C’est la guerre à l’ancienne, dans toute sa brutalité, la violation de frontières par un dictateur dont on interroge la rationalité et/ou la folie, c’est aussi le grand retour des cartes, avec cette logique de territoires grignotés : Ossétie, Abkhazie, Transnistrie, Crimée, Donbass…une voracité expansionniste dont nul ne connaît les limites.
La période a malgré tout -et aussi paradoxal que cela puisse paraître-, quelques vertus : nous réapprenons à nommer correctement le réel : un dictateur est bien un dictateur et non un simple « dirigeant autoritaire », l’OTAN « n’annexe » pas des territoires ni « n’encercle » la Russie comme le prétendent les avocats de Vladimir Poutine mais constitue une alliance militaire défensive, que des États de droit souverains choisissent librement d’intégrer parce qu’ils craignent pour leur sécurité ; autre bienfait de la période, la révélation du courage héroïque de ces Ukrainiens en armes, prêts à mourir pour ne pas être avalés par la dictature russe, nous suppliant de les aider à demeurer dans le camp européen ; ils nous rappellent tragiquement que la démocratie et la liberté ne sont pas des concepts abstraits réservés aux « doux naïfs » et autres « bien-pensants ».

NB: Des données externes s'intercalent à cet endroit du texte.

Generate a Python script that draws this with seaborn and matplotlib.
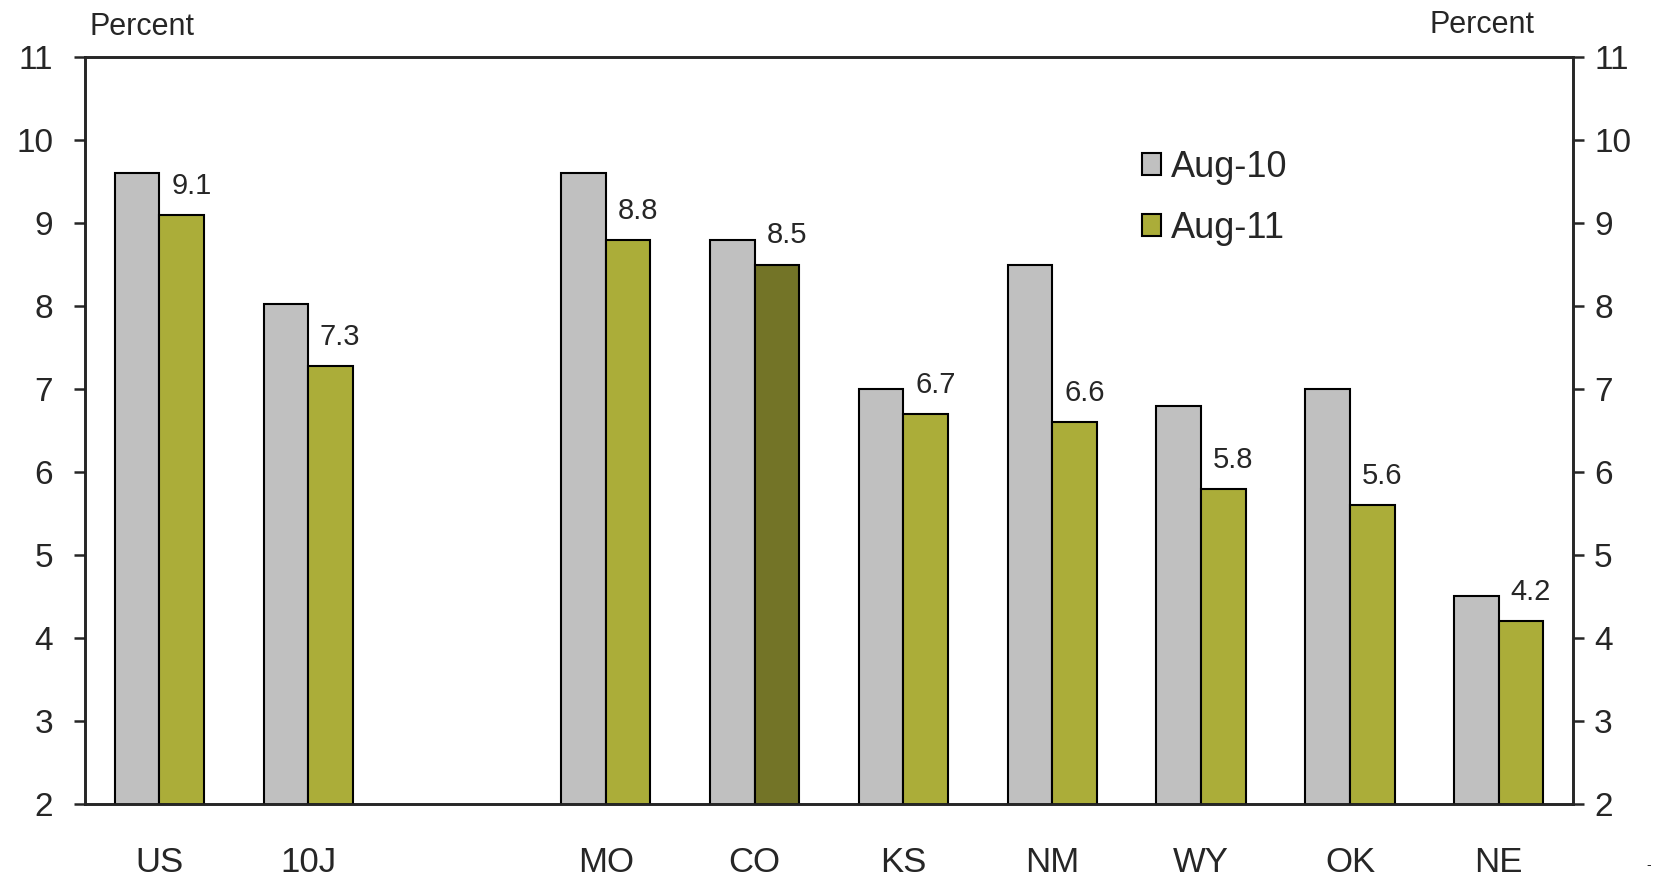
import matplotlib
matplotlib.use("Agg")
import matplotlib.pyplot as plt
from matplotlib.patches import Patch
import pandas as pd
import seaborn as sns

# categories on the x axis (blank slot separates the aggregates from the states)
categories = ["US", "10J", " ", "MO", "CO", "KS", "NM", "WY", "OK", "NE"]
states = ["US", "10J", "MO", "CO", "KS", "NM", "WY", "OK", "NE"]
aug10 = [9.6, 8.03, 9.6, 8.8, 7.0, 8.5, 6.8, 7.0, 4.5]
aug11 = [9.1, 7.28, 8.8, 8.5, 6.7, 6.6, 5.8, 5.6, 4.2]
labels11 = ["9.1", "7.3", "8.8", "8.5", "6.7", "6.6", "5.8", "5.6", "4.2"]
series = ["Aug-10", "Aug-11"]
yticks = [2, 3, 4, 5, 6, 7, 8, 9, 10, 11]

colors = ["#C0C0C0", "#ABAD39"]
highlight = "CO"
highlight_color = "#737427"

df = pd.DataFrame({
    "state": states * 2,
    "series": [series[0]] * len(states) + [series[1]] * len(states),
    "value": aug10 + aug11,
})

sns.set_style("ticks")
plt.rcParams["font.family"] = ["Liberation Sans", "DejaVu Sans"]

fig = plt.figure(figsize=(16.56, 8.8), dpi=100)
ax = fig.add_axes([0.0513, 0.0864, 0.8987, 0.8488])

sns.barplot(data=df, x="state", y="value", hue="series", order=categories,
            hue_order=series, palette=colors, width=0.6, edgecolor="black",
            linewidth=1.5, saturation=1, legend=False, ax=ax)

# darker shade for the highlighted state
for p in ax.containers[1]:
    i = round(p.get_x() + p.get_width() / 2 - 0.15)
    if categories[i] == highlight:
        p.set_facecolor(highlight_color)

for st, v, lab in zip(states, aug11, labels11):
    i = categories.index(st)
    ax.text(i + 0.215, v + 0.35, lab, ha="center", va="center", fontsize=21)

ax.set_ylim(2, 11)
ax.set_xlim(-0.5, len(categories) - 0.5)
ax.set_yticks(yticks)
ax.set_xlabel("")
ax.set_ylabel("")
for s in ax.spines.values():
    s.set_linewidth(1.8)
    s.set_color("black")
ax.tick_params(axis="x", length=0, pad=30, labelsize=25)
ax.tick_params(axis="y", direction="out", length=8, width=1.8, pad=15,
               labelsize=24)

ax2 = ax.twinx()
ax2.set_ylim(2, 11)
ax2.set_yticks(yticks)
ax2.tick_params(axis="y", direction="out", length=8, width=1.8, pad=7,
                labelsize=24)
for s in ax2.spines.values():
    s.set_linewidth(1.8)

handles = [Patch(facecolor=c, edgecolor="black", linewidth=1.5) for c in colors]
ax.legend(handles, series, loc="upper left", bbox_to_anchor=(0.71, 0.876),
          frameon=False, fontsize=26, handlelength=0.55, handleheight=0.55,
          handletextpad=0.25, labelspacing=0.72, borderpad=0, borderaxespad=0)

fig.text(90 / 1656, 1 - 35 / 880, "Percent", fontsize=22, ha="left",
         va="baseline")
fig.text(1430 / 1656, 1 - 33 / 880, "Percent", fontsize=22, ha="left",
         va="baseline")
fig.text(0.997, 0.012, "-", fontsize=10, ha="right")

fig.savefig("out.png", dpi=100)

Réapprendre à nommer le réel, à regarder des cartes, à poser des faits, des chiffres, à sortir du cadre national, à nous penser dans le monde, à changer d’échelles comme disent les géographes, à nous passionner, nous engager, pour la géopolitique, dont le grand Yves Lacoste disait déjà, au début du XXIe siècle qu’elle est aussi « une manière d’éviter les guerres ».